Member of the Bangladesh Parliament for Barisal-4
- In office 29 January 2014 – 6 August 2024
- Preceded by: Md. Mazbauddin Farhad

Personal details
- Born: 25 September 1966 (age 59)
- Party: Independent
- Other political affiliations: Awami League
- Alma mater: University of Dhaka

= Pankaj Nath =

Bangladeshi politician

Pankaj Nath (born 25 September 1966) is an independent politician and a former Jatiya Sangsad member representing the Barisal-4 constituency.

==Career==
Pankaj Nath was elected to the parliament from Barisal-4 in 2014 and 2018 as a candidate of Bangladesh Awami League. He owns Bihanga Paribahan, a bus transport company, which was founded in 2009. He served as the General Secretary of Awami Swechchhashebok League.

In September 2022, he was dismissed from all party positions, including as member of the advisory council, for violating party discipline.
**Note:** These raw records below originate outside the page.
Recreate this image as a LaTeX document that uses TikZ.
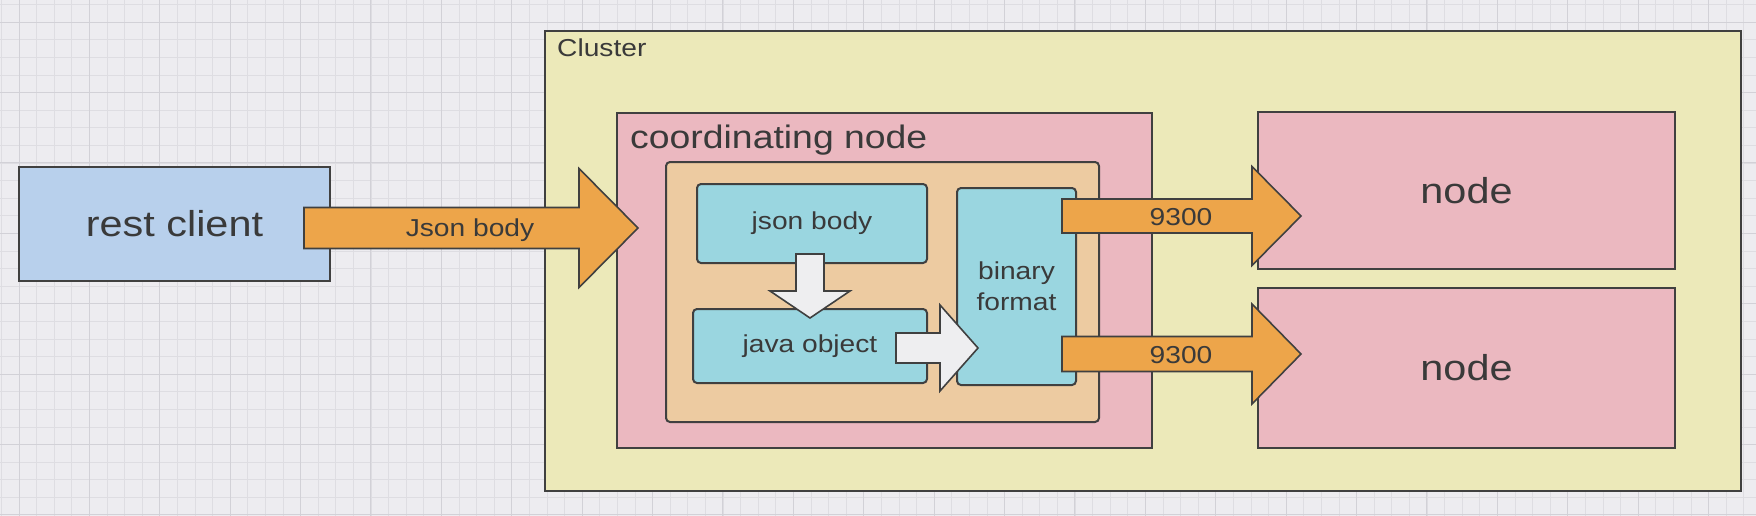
\documentclass[tikz,border=0pt]{standalone}
\usepackage{fontspec}
\setmainfont{Liberation Sans}[FakeStretch=1.15]
\usepackage{xcolor}
\usepackage{tikz}
\usetikzlibrary{calc, positioning}
\definecolor{gridbg}{RGB}{237,236,240}
\definecolor{gridminor}{RGB}{222,221,226}
\definecolor{gridmajor}{RGB}{210,209,215}
\definecolor{clusterfill}{RGB}{236,233,185}
\definecolor{pinkfill}{RGB}{235,184,192}
\definecolor{peachfill}{RGB}{237,203,161}
\definecolor{cyanfill}{RGB}{154,214,224}
\definecolor{bluefill}{RGB}{184,208,236}
\definecolor{orangefill}{RGB}{237,165,74}
\definecolor{whitefill}{RGB}{238,238,240}
\definecolor{edge}{RGB}{64,64,64}
\definecolor{ink}{RGB}{58,58,58}
\newcommand{\smalltxt}{\fontsize{24.5}{31}\selectfont}
\newcommand{\midtxt}{\fontsize{32.5}{39}\selectfont}
\newcommand{\bigtxt}{\fontsize{36}{43}\selectfont}
\tikzstyle{gridthin} = [draw=gridminor, line width=1pt]
\tikzstyle{gridthick} = [draw=gridmajor, line width=1pt]
\tikzstyle{box} = [rectangle, draw=edge, line width=2pt, inner sep=0pt, outer sep=0pt, text=ink]
\tikzstyle{clusterbox} = [box, fill=clusterfill, line width=2.6pt]
\tikzstyle{pinkbox} = [box, fill=pinkfill, font=\bigtxt]
\tikzstyle{peachbox} = [box, fill=peachfill, rounded corners=4pt]
\tikzstyle{cyanbox} = [box, fill=cyanfill, rounded corners=4pt, font=\smalltxt]
\tikzstyle{clientbox} = [box, fill=bluefill, font=\bigtxt]
\tikzstyle{lbl} = [inner sep=0pt, text=ink, font=\smalltxt]
\tikzstyle{fatarrow} = [draw=edge, line width=1.6pt, fill=orangefill]
\tikzstyle{whitearrow} = [draw=edge, line width=1.6pt, fill=whitefill]
% block arrow: style, tail, tip, shaft half width, head half width, head length
\newcommand{\blockarrow}[6]{%
  \coordinate (ba-h) at ($(#3)!#6!(#2)$);
  \draw[#1] ($(#2)!#4!90:(#3)$) -- ($(ba-h)!#4!90:(#3)$) -- ($(ba-h)!#5!90:(#3)$) -- (#3)
    -- ($(ba-h)!#5!-90:(#3)$) -- ($(ba-h)!#4!-90:(#3)$) -- ($(#2)!#4!-90:(#3)$) -- cycle;
}

\begin{document}
\begin{tikzpicture}[x=1pt, y=-1pt]
    % Background grid
    \useasboundingbox (0,0) rectangle (1756,516);
    \fill[gridbg] (0,0) rectangle (1756,516);
    \foreach \k in {-1,...,98} \draw[gridthin] ({round(18.5+17.6*\k)+0.5},0) -- ++(0,516);
    \foreach \k in {0,...,28} \draw[gridthin] (0,{round(4.1+17.6*\k)+0.5}) -- ++(1756,0);
    \foreach \k in {0,...,24} \draw[gridthick] ({round(18.5+70.4*\k)+0.5},0) -- ++(0,516);
    \foreach \k in {0,...,7} \draw[gridthick] (0,{round(21.7+70.4*\k)+0.5}) -- ++(1756,0);

    % Cluster and coordinating node
    \node[clusterbox, minimum width=1196pt, minimum height=460pt] (cluster) at (1143,261) {};
    \node[lbl, anchor=base west] (clusterlbl) at ($(cluster.north west)+(12,26)$) {Cluster};
    \node[pinkbox, minimum width=535pt, minimum height=335pt] (coord) at (884.5,280.5) {};
    \node[lbl, font=\midtxt, anchor=base west] (coordlbl) at ($(coord.north west)+(13,36)$) {coordinating node};
    \node[peachbox, minimum width=433pt, minimum height=260pt] (inner) at (882.5,292) {};

    % Inner steps
    \node[cyanbox, minimum width=230pt, minimum height=79pt] (json) at (812,223.5) {json body};
    \node[cyanbox, minimum width=234pt, minimum height=74pt, below=46pt of json, xshift=-2pt] (java) {java object};
    \node[cyanbox, minimum width=119pt, minimum height=197pt, align=center] (binary) at (1016.5,286.5) {binary\\format};

    % Client and data nodes
    \node[clientbox, minimum width=311pt, minimum height=114pt] (rest) at (174.5,224) {rest client};
    \node[pinkbox, minimum width=417pt, minimum height=157pt] (node1) at (1466.5,190.5) {node};
    \node[pinkbox, minimum width=417pt, minimum height=160pt, below=19pt of node1] (node2) {node};

    % Arrows
    \coordinate (jb-tail) at ($(rest.east)+(-26,4)$);
    \coordinate (jb-tip) at ($(coord.west |- jb-tail)+(21,0)$);
    \blockarrow{fatarrow}{jb-tail}{jb-tip}{20.5pt}{59.5pt}{59pt}
    \node[lbl] (jblbl) at ($(jb-tail)+(166,2)$) {Json body};

    \coordinate (up-tail) at ($(binary.north east)+(-14,28)$);
    \coordinate (up-tip) at ($(node1.west |- up-tail)+(43,0)$);
    \blockarrow{fatarrow}{up-tail}{up-tip}{17pt}{49.5pt}{49pt}
    \node[lbl] (uplbl) at ($(up-tail)+(119,1)$) {9300};

    \coordinate (lo-tail) at ($(binary.south east)+(-14,-31)$);
    \coordinate (lo-tip) at ($(node2.west |- lo-tail)+(43,0)$);
    \blockarrow{fatarrow}{lo-tail}{lo-tip}{17.5pt}{50pt}{49pt}
    \node[lbl] (lolbl) at ($(lo-tail)+(119,1)$) {9300};

    \coordinate (dn-tail) at ($(json.south)+(-2,-9)$);
    \coordinate (dn-tip) at ($(java.north)+(0,9)$);
    \blockarrow{whitearrow}{dn-tail}{dn-tip}{14pt}{40pt}{27pt}

    \coordinate (rt-tail) at ($(java.east)+(-31,2)$);
    \coordinate (rt-tip) at ($(binary.west |- rt-tail)+(21,0)$);
    \blockarrow{whitearrow}{rt-tail}{rt-tip}{15pt}{43pt}{38pt}
\end{tikzpicture}
\end{document}
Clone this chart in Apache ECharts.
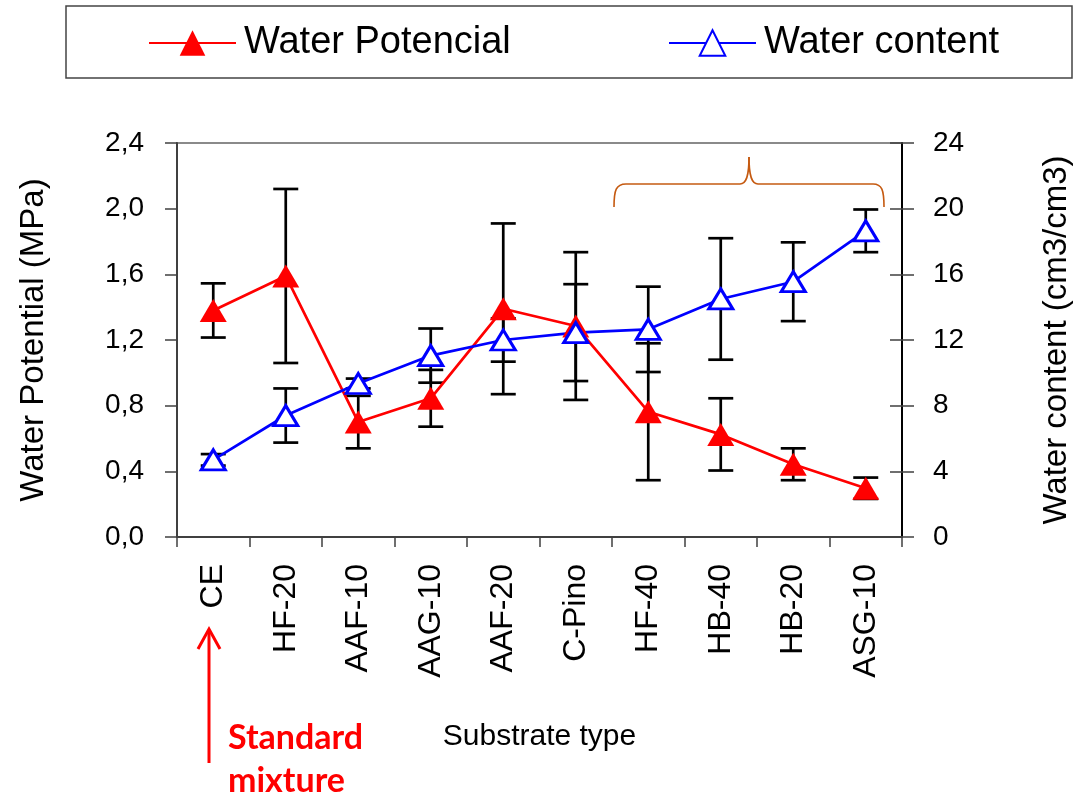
<!DOCTYPE html>
<html><head><meta charset="utf-8">
<script src="https://cdn.jsdelivr.net/npm/echarts@6/dist/echarts.min.js"></script>
<style>html,body{margin:0;padding:0;background:#fff}#c{width:1081px;height:802px}</style>
</head><body><div id="c"></div>
<script>
const categories = ['CE', 'HF-20', 'AAF-10', 'AAG-10', 'AAF-20', 'C-Pino', 'HF-40', 'HB-40', 'HB-20', 'ASG-10'];
const waterPotential = [1.38, 1.59, 0.70, 0.845, 1.39, 1.285, 0.763, 0.625, 0.443, 0.297];
const waterPotentialErr = [0.165, 0.53, 0.16, 0.173, 0.52, 0.45, 0.417, 0.22, 0.097, 0.065];
const waterContent = [4.7, 7.4, 9.35, 11.05, 12.0, 12.45, 12.65, 14.5, 15.55, 18.65];
const waterContentErr = [0.35, 1.65, 0.3, 1.65, 1.32, 2.95, 2.6, 3.7, 2.4, 1.3];
const leftTickLabels = ['0,0', '0,4', '0,8', '1,2', '1,6', '2,0', '2,4'];
const rightTickLabels = ['0', '4', '8', '12', '16', '20', '24'];

const FONT = 'Liberation Sans';
const chart = echarts.init(document.getElementById('c'));

function errData(vals, errs) {
  return vals.map((v, i) => [i, v - errs[i], v + errs[i]]);
}
function errRender(params, api) {
  const i = api.value(0);
  const lo = api.coord([i, api.value(1)]);
  const hi = api.coord([i, api.value(2)]);
  const w = 12.5;
  const st = { stroke: '#000', lineWidth: 2.7 };
  return {
    type: 'group', children: [
      { type: 'line', shape: { x1: lo[0], y1: lo[1], x2: hi[0], y2: hi[1] }, style: st },
      { type: 'line', shape: { x1: lo[0] - w, y1: lo[1], x2: lo[0] + w, y2: lo[1] }, style: st },
      { type: 'line', shape: { x1: hi[0] - w, y1: hi[1], x2: hi[0] + w, y2: hi[1] }, style: st }
    ]
  };
}

const legendText = { fontFamily: FONT, fontSize: 38, color: '#000', padding: [0, 0, 10, 3] };
const bracketStyle = { fill: 'none', stroke: '#c55a11', lineWidth: 1.6 };

chart.setOption({
  animation: false,
  backgroundColor: '#fff',
  textStyle: { fontFamily: FONT },
  legend: [
    { data: ['Water Potencial'], left: 143, top: 19, itemWidth: 87, itemHeight: 32, selectedMode: false, textStyle: legendText },
    { data: ['Water content'], left: 663, top: 19, itemWidth: 87, itemHeight: 32, selectedMode: false, textStyle: legendText }
  ],
  grid: { left: 177, top: 143, width: 725, height: 394, show: true, borderColor: '#8a8a8a', borderWidth: 2, backgroundColor: 'transparent' },
  xAxis: {
    type: 'category', data: categories, boundaryGap: true,
    name: 'Substrate type', nameLocation: 'middle', nameGap: 185,
    nameTextStyle: { fontFamily: FONT, fontSize: 30, color: '#000' },
    axisLine: { lineStyle: { color: '#404040', width: 2 } },
    axisTick: { show: true, length: 10, lineStyle: { color: '#404040', width: 1.5 } },
    axisLabel: { rotate: 90, interval: 0, margin: 27, fontSize: 32, color: '#000', fontFamily: FONT },
    splitLine: { show: false }
  },
  yAxis: [
    {
      type: 'value', position: 'left', min: 0, max: 2.4, interval: 0.4,
      name: 'Water Potential (MPa)', nameLocation: 'middle', nameGap: 127,
      nameTextStyle: { fontFamily: FONT, fontSize: 33, color: '#000' },
      axisLine: { show: true, lineStyle: { color: '#404040', width: 2 } },
      axisTick: { show: true, length: 12, lineStyle: { color: '#404040', width: 1.5 } },
      axisLabel: { margin: 33, fontSize: 28, color: '#000', fontFamily: FONT,
        formatter: v => leftTickLabels[Math.round(v / 0.4)] },
      splitLine: { show: false }
    },
    {
      type: 'value', position: 'right', min: 0, max: 24, interval: 4,
      name: 'Water content (cm3/cm3)', nameLocation: 'middle', nameGap: 138,
      nameTextStyle: { fontFamily: FONT, fontSize: 33, color: '#000' },
      axisLine: { show: true, lineStyle: { color: '#000', width: 2 } },
      axisTick: { show: true, inside: true, length: 12, lineStyle: { color: '#404040', width: 1.5 } },
      axisLabel: { margin: 31, fontSize: 28, color: '#000', fontFamily: FONT,
        formatter: v => rightTickLabels[Math.round(v / 4)] },
      splitLine: { show: false }
    },
    {
      type: 'value', position: 'right', min: 0, max: 24, interval: 4,
      axisLine: { show: false },
      axisTick: { show: true, length: 12, lineStyle: { color: '#404040', width: 1.5 } },
      axisLabel: { show: false },
      splitLine: { show: false }
    }
  ],
  series: [
    {
      type: 'custom', name: 'wp-err', yAxisIndex: 0, z: 1,
      renderItem: errRender, encode: { x: 0, y: [1, 2] },
      data: errData(waterPotential, waterPotentialErr)
    },
    {
      type: 'custom', name: 'wc-err', yAxisIndex: 1, z: 1,
      renderItem: errRender, encode: { x: 0, y: [1, 2] },
      data: errData(waterContent, waterContentErr)
    },
    {
      type: 'line', name: 'Water Potencial', yAxisIndex: 0, z: 3,
      data: waterPotential,
      symbol: 'triangle', symbolSize: [27, 23], showAllSymbol: true,
      lineStyle: { color: '#ff0000', width: 2.7 },
      itemStyle: { color: '#ff0000' }
    },
    {
      type: 'line', name: 'Water content', yAxisIndex: 1, z: 3,
      data: waterContent,
      symbol: 'triangle', symbolSize: [24, 20], showAllSymbol: true,
      lineStyle: { color: '#0000ff', width: 2.7 },
      itemStyle: { color: '#ffffff', borderColor: '#0000ff', borderWidth: 3 }
    }
  ],
  graphic: [
    { type: 'rect', shape: { x: 66, y: 6, width: 1006, height: 72 }, style: { fill: 'none', stroke: '#444', lineWidth: 1.5 }, z: 0 },
    { type: 'bezierCurve', shape: { x1: 614, y1: 207, x2: 626, y2: 184, cpx1: 614, cpy1: 190, cpx2: 616, cpy2: 184 }, style: bracketStyle },
    { type: 'line', shape: { x1: 626, y1: 184, x2: 740, y2: 184 }, style: bracketStyle },
    { type: 'bezierCurve', shape: { x1: 740, y1: 184, x2: 749, y2: 157, cpx1: 746, cpy1: 184, cpx2: 749, cpy2: 177 }, style: bracketStyle },
    { type: 'bezierCurve', shape: { x1: 749, y1: 157, x2: 758, y2: 184, cpx1: 749, cpy1: 177, cpx2: 752, cpy2: 184 }, style: bracketStyle },
    { type: 'line', shape: { x1: 758, y1: 184, x2: 873, y2: 184 }, style: bracketStyle },
    { type: 'bezierCurve', shape: { x1: 873, y1: 184, x2: 884, y2: 207, cpx1: 882, cpy1: 184, cpx2: 884, cpy2: 190 }, style: bracketStyle },
    { type: 'polyline', shape: { points: [[209, 763], [209, 630]] }, style: { stroke: '#ff0000', lineWidth: 3, fill: 'none' } },
    { type: 'polyline', shape: { points: [[198, 649], [209, 629], [220, 649]] }, style: { stroke: '#ff0000', lineWidth: 3, fill: 'none' } },
    { type: 'text', x: 228, y: 717, style: { text: 'Standard\nmixture', font: 'bold 34px Lato', fill: '#ff0000', lineHeight: 43, verticalAlign: 'top', align: 'left' } }
  ]
});
</script>
</body></html>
On 26 November 2023, Awami League announced the final list of its 298 candidates to contest the 2024 national election which did not include Nath.

In the 2024 general election, after not getting the Awami League nomination, Pankaj decided to participate as an independent candidate and he was elected easily because the Awami League nominated candidate was declared disqualified by the election commission because of dual citizenship.